Tapi mereka yang lebih sering mengabaikan ilmu bahkan meremehkan guru,  malas menghafal,  abai dalam mengulang pelajaran,  abai dalam mengamalkan ilmu,  lebih senang hangout dengan teman-temannya di mall dibandingkan duduk di majelis ilmu,  kemudian tersibukan dengan hal duniawi lainnya,  maka sungguh mereka hanya akan sekedar tenggelam bersama mereka-mereka yang tenggelam. Beberapa tahun merantau dengan niat menuntut ilmu, justru sia-sia  karena dirinya sendiri yang menyia nyiakan. 

Maka ini peringatan untuk diriku,  dan untuk siapapun yang tengah berthalabul 'ilm. 
Apa yang kita tanam hari ini,  kelak akan menjadi buah yang akan kita petik kemudian.
Seandainya dari proses menanamnya saja sudah "kurang niat" atau "malas-malasan",  yakinkah kita bahwa ia akan tumbuh menjadi buah-buah yang berkualitas?
Apa jadinya bila kesempatan untuk melanjutkan pendidikan di tempat yang baik disia-siakan begitu saja?
Apa jadinya bila kesempatan untuk menuntut ilmu di negeri sebrang di sia-siakan begitu saja?
Sudah mengeluarkan harta yang banyak, waktu yang banyak, kemudian harus merantau jauh dari orangtua dan keluarga. Lalu ketika kembali  justru ia dan ilmunya tenggelam bersama orang-orang yang tenggelam.

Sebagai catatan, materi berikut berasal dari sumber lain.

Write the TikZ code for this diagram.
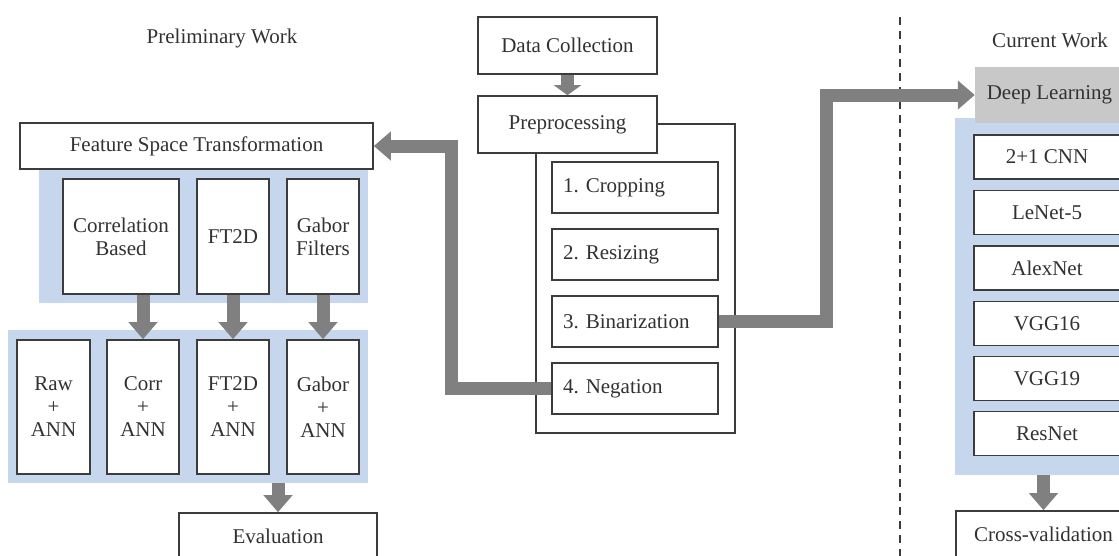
\documentclass[tikz,border=0pt]{standalone}
\usepackage{fontspec}
\setmainfont{Liberation Serif}
\newfontfamily\tnr{Liberation Serif}
\usetikzlibrary{arrows.meta}
\definecolor{panelblue}{RGB}{198,214,236}
\definecolor{fatgray}{RGB}{128,128,128}
\definecolor{bordergray}{RGB}{60,60,60}
\definecolor{txtgray}{RGB}{50,50,50}
\definecolor{dlgray}{RGB}{200,200,200}
\frenchspacing
\begin{document}
\begin{tikzpicture}[x=1pt,y=-1pt,
  every node/.style={font=\tnr\fontsize{21}{23}\selectfont, text=txtgray},
  box/.style={draw=bordergray, line width=1.6pt, fill=white, inner sep=0pt, align=center},
  stepbox/.style={draw=bordergray, line width=1.6pt, fill=white, text width=144pt, inner sep=0pt, inner xsep=11pt, minimum height=51pt, align=left},
  panel/.style={fill=panelblue, draw=none, inner sep=0pt},
  fat/.style={draw=fatgray, line width=13pt, -{Triangle[length=17pt,width=28pt]}},
  fatshort/.style={draw=fatgray, line width=13pt, -{Triangle[length=10pt,width=27pt]}},
  divider/.style={draw=bordergray, line width=1.5pt, dash pattern=on 8pt off 6pt},
  frame/.style={draw=bordergray, line width=1.6pt, fill=white, inner sep=0pt},
]
\useasboundingbox (0,0) rectangle (1119,555);

% titles
\node (prelim) at (222,38) {Preliminary Work};
\node (curr) at (1050,40) {Current Work};

% divider
\coordinate (dtop) at (900,17);
\coordinate (dbot) at (900,560);
\draw[divider] (dtop) -- (dbot);

% panels
\node[panel, minimum width=329pt, minimum height=134pt] (p1) at (203.5,236) {};
\node[panel, minimum width=360pt, minimum height=153pt] (p2) at (188,406.5) {};
\node[panel, minimum width=186pt, minimum height=357pt] (p3) at (1048,296.5) {};

% left column
\node[box, minimum width=353pt, minimum height=46pt] (fst) at (196.5,146) {Feature Space Transformation};
\node[box, minimum width=116pt, minimum height=115pt] (cb) at (121,236.5) {Correlation\\Based};
\node[box, minimum width=72pt, minimum height=115pt] (ft) at (233,236.5) {FT2D};
\node[box, minimum width=72pt, minimum height=115pt] (gf) at (323,236.5) {Gabor\\Filters};

\node[box, minimum width=73pt, minimum height=134pt] (raw) at (53.5,407) {Raw\\+\\ANN};
\node[box, minimum width=72pt, minimum height=134pt] (corr) at (143,407) {Corr\\+\\ANN};
\node[box, minimum width=72pt, minimum height=134pt] (ft2) at (233,407) {FT2D\\+\\ANN};
\node[box, minimum width=72pt, minimum height=134pt] (gab) at (323,407) {Gabor\\+\\ANN};

\node[box, minimum width=198pt, minimum height=46pt] (eval) at (278,536) {Evaluation};

% middle column
\node[frame, minimum width=199pt, minimum height=309pt] (pframe) at (635.5,278.5) {};
\node[box, minimum width=179pt, minimum height=57pt] (dc) at (567.5,45.5) {Data Collection};
\node[box, minimum width=179pt, minimum height=57pt] (pre) at (567.5,124.5) {Preprocessing};
\node[stepbox] (crop) at (635,187.5) {1. Cropping};
\node[stepbox] (res) at (635,254.5) {2. Resizing};
\node[stepbox] (bin) at (635,321.5) {3. Binarization};
\node[stepbox] (neg) at (635,388.5) {4. Negation};

% right column
\node[fill=dlgray, draw=none, inner sep=0pt, minimum width=149pt, minimum height=56pt] (dl) at (1049.5,95) {Deep Learning};
\node[box, minimum width=146pt, minimum height=44pt] (cnn) at (1047,157) {2+1 CNN};
\node[box, minimum width=146pt, minimum height=44pt] (lenet) at (1047,212.5) {LeNet-5};
\node[box, minimum width=146pt, minimum height=44pt] (alex) at (1047,268) {AlexNet};
\node[box, minimum width=146pt, minimum height=44pt] (vgg16) at (1047,323.5) {VGG16};
\node[box, minimum width=146pt, minimum height=44pt] (vgg19) at (1047,378.5) {VGG19};
\node[box, minimum width=146pt, minimum height=44pt] (resnet) at (1047,433.5) {ResNet};
\node[box, minimum width=175pt, minimum height=46pt] (cv) at (1043.5,534) {Cross-validation};

% connectors
\draw[fatshort] (dc.south) -- (pre.north);
\draw[fat] (neg.west) -- ++(-100,0) |- (fst.east);
\draw[fat] (bin.east) -- ++(108,0) |- (dl.west);
\draw[fat] (cb.south -| corr.north) -- (corr.north);
\draw[fat] (ft.south -| ft2.north) -- (ft2.north);
\draw[fat] (gf.south -| gab.north) -- (gab.north);
\draw[fat] (p2.south -| eval.north) -- (eval.north);
\draw[fat] (p3.south -| cv.north) -- (cv.north);
\end{tikzpicture}
\end{document}
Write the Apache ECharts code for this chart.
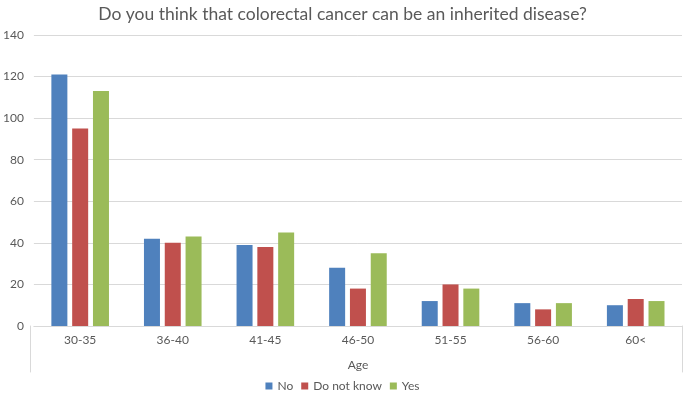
<!DOCTYPE html>
<html>
<head>
<meta charset="utf-8">
<script src="https://cdn.jsdelivr.net/npm/echarts@6/dist/echarts.min.js"></script>
<style>
  html, body { margin: 0; padding: 0; background: #fff; }
  #chart { width: 685px; height: 398px; }
</style>
</head>
<body>
<div id="chart"></div>
<script>
var ageGroups = ['30-35', '36-40', '41-45', '46-50', '51-55', '56-60', '60<'];
var noValues = [121, 42, 39, 28, 12, 11, 10];
var dontKnowValues = [95, 40, 38, 18, 20, 8, 13];
var yesValues = [113, 43, 45, 35, 18, 11, 12];
var yTicks = { min: 0, max: 140, interval: 20 };

var font = 'Lato, "Open Sans", sans-serif';
var grey = '#595959';

function barSeries(name, data, color) {
  return {
    name: name,
    type: 'bar',
    data: data,
    barWidth: 16,
    barGap: '30%',
    itemStyle: { color: color }
  };
}

var option = {
  animation: false,
  textStyle: { fontFamily: font },
  title: {
    text: 'Do you think that colorectal cancer can be an inherited disease?',
    left: 'center',
    top: 0,
    textStyle: { color: grey, fontSize: 17.5, fontWeight: 'normal', fontFamily: font }
  },
  legend: {
    bottom: 1,
    left: 'center',
    icon: 'rect',
    itemWidth: 7,
    itemHeight: 7,
    itemGap: 8,
    textStyle: { color: grey, fontSize: 12, fontFamily: font },
    data: ['No', 'Do not know', 'Yes']
  },
  grid: [
    { left: 30, right: 3, top: 35, bottom: 72 },
    { left: 30, right: 3, top: 326, bottom: 26 }
  ],
  xAxis: [
    {
      type: 'category',
      data: ageGroups,
      gridIndex: 0,
      name: 'Age',
      nameLocation: 'middle',
      nameGap: 33,
      nameTextStyle: { color: grey, fontSize: 12 },
      axisLine: { lineStyle: { color: '#d9d9d9' } },
      axisTick: { show: false },
      axisLabel: { color: grey, fontSize: 12, margin: 8 }
    },
    {
      type: 'category',
      data: ageGroups,
      gridIndex: 1,
      axisLine: { show: false },
      axisTick: { show: false },
      axisLabel: { show: false }
    }
  ],
  yAxis: [
    {
      type: 'value',
      gridIndex: 0,
      min: yTicks.min,
      max: yTicks.max,
      interval: yTicks.interval,
      axisLine: { show: false },
      axisTick: { show: false },
      axisLabel: { color: grey, fontSize: 12, margin: 10 },
      splitLine: { lineStyle: { color: '#d9d9d9' } }
    },
    {
      type: 'value', gridIndex: 1, position: 'left',
      axisLine: { show: true, lineStyle: { color: '#d9d9d9' } },
      axisTick: { show: false }, axisLabel: { show: false }, splitLine: { show: false }
    },
    {
      type: 'value', gridIndex: 1, position: 'right',
      axisLine: { show: true, lineStyle: { color: '#d9d9d9' } },
      axisTick: { show: false }, axisLabel: { show: false }, splitLine: { show: false }
    }
  ],
  series: [
    barSeries('No', noValues, '#4f81bd'),
    barSeries('Do not know', dontKnowValues, '#c0504d'),
    barSeries('Yes', yesValues, '#9bbb59')
  ]
};

var myChart = echarts.init(document.getElementById('chart'));
myChart.setOption(option, true);
</script>
</body>
</html>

Sungguh relakah kita tenggelam bersama mereka yang tenggalam?
Naudzubillah min dzaalik.

Kita memohon kepada Allah agar senantiasa menjadikan kita termasuk dari orang-orang yang ia kehendaki mendapatkan keberkahan pada ilmu dan juga amalan kita. 

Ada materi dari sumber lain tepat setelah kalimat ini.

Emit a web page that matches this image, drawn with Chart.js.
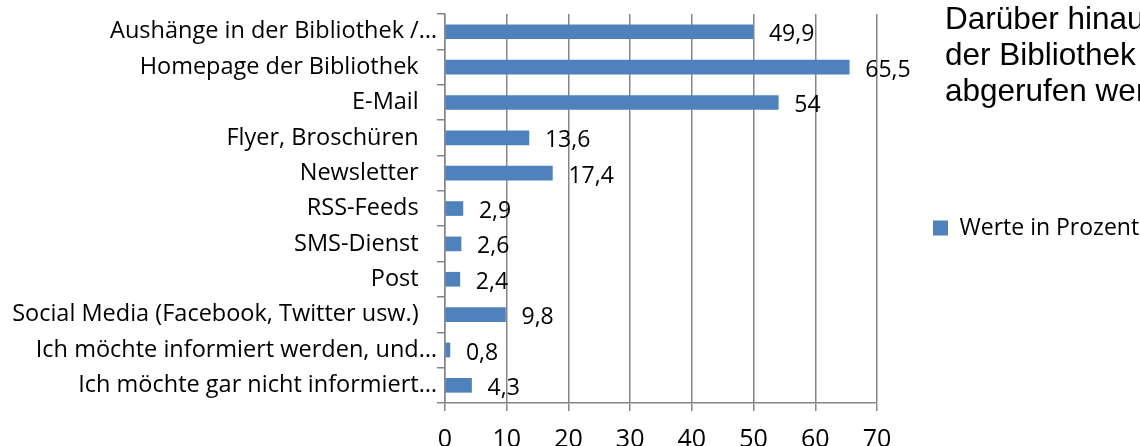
<!DOCTYPE html>
<html lang="de">
<head>
<meta charset="utf-8">
<title>Werte in Prozent</title>
<script src="https://cdn.jsdelivr.net/npm/chart.js@4/dist/chart.umd.min.js"></script>
<style>
  html, body { margin: 0; padding: 0; background: #fff; overflow: hidden; }
  #wrap { position: relative; width: 1140px; height: 446px; overflow: hidden; }
  #note {
    position: absolute; left: 945px; top: 0;
    font: 31.5px 'Liberation Sans', Arial, sans-serif; line-height: 36px;
    color: #000; white-space: nowrap;
  }
</style>
</head>
<body>
<div id="wrap">
  <canvas id="chartCanvas" width="1140" height="446"></canvas>
  <div id="note">Darüber hinaus<br>der Bibliothek<br>abgerufen werden</div>
</div>
<script>
const kategorien = [
  'Aushänge in der Bibliothek /…',
  'Homepage der Bibliothek',
  'E-Mail',
  'Flyer, Broschüren',
  'Newsletter',
  'RSS-Feeds',
  'SMS-Dienst',
  'Post',
  'Social Media (Facebook, Twitter usw.)',
  'Ich möchte informiert werden, und…',
  'Ich möchte gar nicht informiert…'
];
const werte = [49.9, 65.5, 54, 13.6, 17.4, 2.9, 2.6, 2.4, 9.8, 0.8, 4.3];
const xMin = 0;
const xMax = 70;
const xStep = 10;

const achsenGrau = '#868686';

// Zahlen mit Komma neben die Balken schreiben
const wertLabels = {
  id: 'wertLabels',
  afterDatasetsDraw(chart) {
    const ctx = chart.ctx;
    const meta = chart.getDatasetMeta(0);
    ctx.save();
    ctx.font = "23px 'Open Sans'";
    ctx.fillStyle = '#000';
    ctx.textAlign = 'left';
    ctx.textBaseline = 'middle';
    meta.data.forEach((bar, i) => {
      ctx.fillText(String(werte[i]).replace('.', ','), bar.x + 16, bar.y + 3);
    });
    ctx.restore();
  }
};

// Legende etwas vom Diagramm absetzen
const legendeBreite = {
  id: 'legendeBreite',
  beforeInit(chart) {
    if (!chart.legend) return;
    const fit = chart.legend.fit;
    chart.legend.fit = function () {
      fit.call(this);
      this.width = 263;
    };
  }
};

Chart.defaults.font.family = "'Open Sans', sans-serif";
Chart.defaults.color = '#000';

const ctx = document.getElementById('chartCanvas').getContext('2d');
window.chart = new Chart(ctx, {
  type: 'bar',
  data: {
    labels: kategorien,
    datasets: [{
      label: 'Werte in Prozent',
      data: werte,
      backgroundColor: '#4f81bd',
      borderWidth: 0,
      barThickness: 14
    }]
  },
  options: {
    indexAxis: 'y',
    responsive: false,
    animation: false,
    devicePixelRatio: 1,
    layout: { padding: { top: 10, left: 0, right: 0, bottom: 0 } },
    plugins: {
      legend: {
        position: 'right',
        labels: {
          boxWidth: 15,
          boxHeight: 15,
          padding: 56,
          font: { size: 23 },
          color: '#000'
        }
      },
      tooltip: { enabled: false }
    },
    scales: {
      y: {
        grid: { drawOnChartArea: false, tickLength: 8, color: achsenGrau, lineWidth: 1.5 },
        border: { color: achsenGrau, width: 1.5 },
        ticks: {
          padding: 0,
          font: { size: 23.5 },
          color: '#000',
          callback(v) {
            const l = this.getLabelForValue(v);
            return l.endsWith('…') ? l : l + '   ';
          }
        },
        afterFit(scale) { scale.width = 445; }
      },
      x: {
        min: xMin,
        max: xMax,
        ticks: { stepSize: xStep, font: { size: 25 }, padding: 14, color: '#000' },
        grid: { color: achsenGrau, lineWidth: 1.5, tickLength: 8 },
        border: { color: achsenGrau, width: 1.5 },
        afterFit(scale) { scale.height = 43; }
      }
    }
  },
  plugins: [wertLabels, legendeBreite]
});
</script>
</body>
</html>
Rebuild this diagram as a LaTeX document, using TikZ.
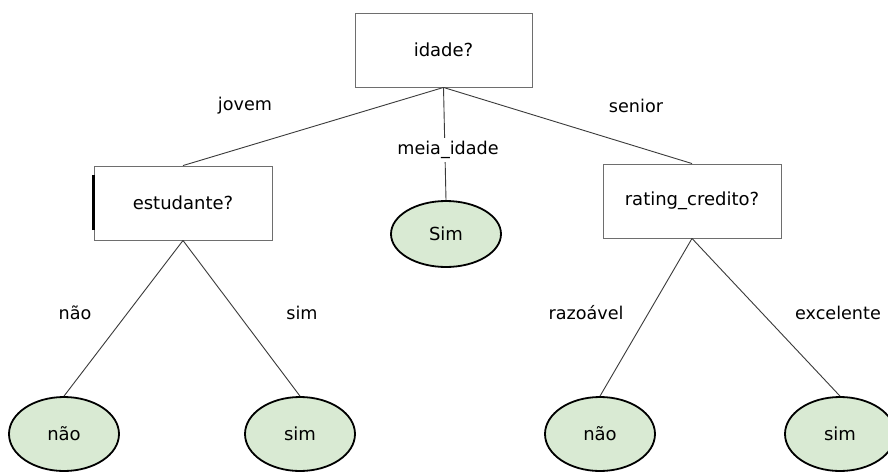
\documentclass[tikz,border=0pt]{standalone}
\usepackage{fontspec}
\setmainfont{DejaVu Sans}
\usetikzlibrary{shapes.geometric}
\definecolor{leafgreen}{HTML}{D9EAD3}
\definecolor{boxline}{HTML}{6E6E6E}
\definecolor{edgegray}{HTML}{3A3A3A}
\tikzset{
  question/.style={draw=boxline, line width=0.9pt, rectangle, minimum width=177pt, minimum height=74pt, inner sep=0pt, font=\fontsize{18}{20}\selectfont},
  leaf/.style={draw=black, line width=1.8pt, ellipse, fill=leafgreen, minimum width=110pt, minimum height=74pt, inner sep=0pt, font=\fontsize{18}{20}\selectfont},
  edge/.style={draw=edgegray, line width=0.9pt},
  branch/.style={font=\fontsize{17.6}{20}\selectfont, inner sep=0pt}
}
\begin{document}
\begin{tikzpicture}[x=1pt, y=-1pt]
  \clip (0,0) rectangle (888,471);
  \fill[white] (0,0) rectangle (888,471);

  % question nodes
  \node[question] (idade) at (443.5,50) {idade?};
  \node[question, minimum width=178pt] (estudante) at (183,203) {estudante?};
  \node[question, minimum width=178pt] (rating) at (692,201) {rating\_credito?};

  % leaves
  \node[leaf, minimum height=66pt] (simmeio) at (446,234) {Sim};
  \node[leaf] (nao1) at (64,434) {não};
  \node[leaf] (sim1) at (300,434) {sim};
  \node[leaf] (nao2) at (600,434) {não};
  \node[leaf] (sim2) at (840,434) {sim};

  % accent on the left side of the student box
  \draw[black, line width=2.4pt] ([yshift=-27pt]estudante.west) -- ([yshift=28pt]estudante.west);

  % branches
  \draw[edge] (idade.south) -- (estudante.north);
  \draw[edge] (idade.south) -- (simmeio.north);
  \draw[edge] (idade.south) -- (rating.north);
  \draw[edge] (estudante.south) -- (nao1.north);
  \draw[edge] (estudante.south) -- (sim1.north);
  \draw[edge] (rating.south) -- (nao2.north);
  \draw[edge] (rating.south) -- (sim2.north);

  % branch labels
  \node[branch] (ljovem) at (245,106) {jovem};
  \node[branch, fill=white, inner sep=3pt] (lmeia) at (448,150) {meia\_idade};
  \node[branch] (lsenior) at (636,106) {senior};
  \node[branch] (lnao1) at (75,313) {não};
  \node[branch] (lsim1) at (302,313) {sim};
  \node[branch] (lraz) at (586,313) {razoável};
  \node[branch] (lexc) at (838,313) {excelente};
\end{tikzpicture}
\end{document}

Wallahu A'lam Bis Shawwab.
29 Oktober 2020
Sebuah hikmah yang di tulis dari muqoddimah mulaazamah kitab al qawaidul mutsla fii Asmaaillahi wa sifaatillahil 'ulyaa li Syeikh Utsaimin hafidzhahullahu ta'aala bersama Al Ustadz Abdullah Roy hafidzhahullahu Ta'aala.